ADVANCED: PERFORMANCE TUNING / TESTING

    -threads <#>      Sets the maximum number of parallel threads to use.default
                      (on this machine): 32


    -batch-size <#>   Process <#> many queries (reads or read pairs) per thread
                      at once.
                      default (on this machine): 4096

    -query-limit <#>  Classify at max. <#> queries (reads or read pairs) per
                      input file.
                      default: no limit


EXAMPLES

    Query all sequences in 'myreads.fna' against pre-built database 'refseq':
        metacache query refseq myreads.fna -out results.txt

    Query all sequences in multiple files against database 'refseq':
        metacache query refseq reads1.fna reads2.fna reads3.fna

    Query all sequence files in folder 'test' againgst database 'refseq':
        metacache query refseq test

    Query multiple files and folder contents against database 'refseq':
        metacache query refseq file1.fna folder1 file2.fna file3.fna folder2

    Perform a precision test and show all ranks for each classification result:
        metacache query refseq reads.fna -precision -allranks -out results.txt

    Load database in interactive query mode, then query multiple read batches
        metacache query refseq
        reads1.fa reads2.fa -pairfiles -insertsize 400
        reads3.fa -pairseq -insertsize 300
        reads4.fa -lineage


OUTPUT FORMAT

    MetaCache's default read mapping output format is:
    read_header | rank:taxon_name

    This will not be changed in the future to avoid breaking anyone's
    pipelines. Command line options won't change in the near future for the
    same reason. The following table shows some of the possible mapping
    layouts with their associated command line arguments:

    read mapping layout                          command line arguments
    ---------------------------------------      ---------------------------------
    read_header | taxon_id                       -taxids-only -omit-ranks
    read_header | taxon_name                     -omit-ranks
    read_header | taxon_name(taxon_id)           -taxids -omit-ranks
    read_header | taxon_name | taxon_id          -taxids -omit-ranks -separate-cols
    read_header | rank:taxon_id                  -taxids-only
    read_header | rank:taxon_name
    read_header | rank:taxon_name(taxon_id)      -taxids
    read_header | rank | taxon_id                -taxids-only -separate-cols
    read_header | rank | taxon_name              -separate-cols
    read_header | rank | taxon_name | taxon_id   -taxids -separate-cols

    Note that the separator '\t|\t' can be changed to something else with
    the command line option '-separator <text>'.

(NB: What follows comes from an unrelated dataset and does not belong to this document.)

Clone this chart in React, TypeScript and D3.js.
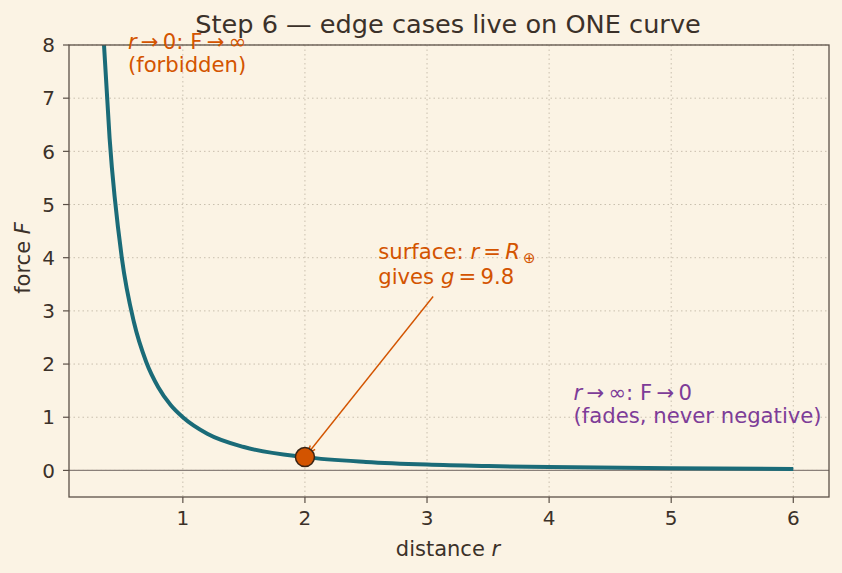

    Note that the default lowest taxon rank is 'sequence'. Sequence-level taxon
    ids have negative numbers in order to not interfere with NCBI taxon ids.
    Each reference sequence is added as its own taxon below the
    lowest known NCBI taxon for that sequence. If you do not want to classify
    at sequence-level, you can set a higher rank as lowest classification rank
    with the '-lowest' command line option: '-lowest species' or
    '-lowest subspecies' or '-lowest genus', etc.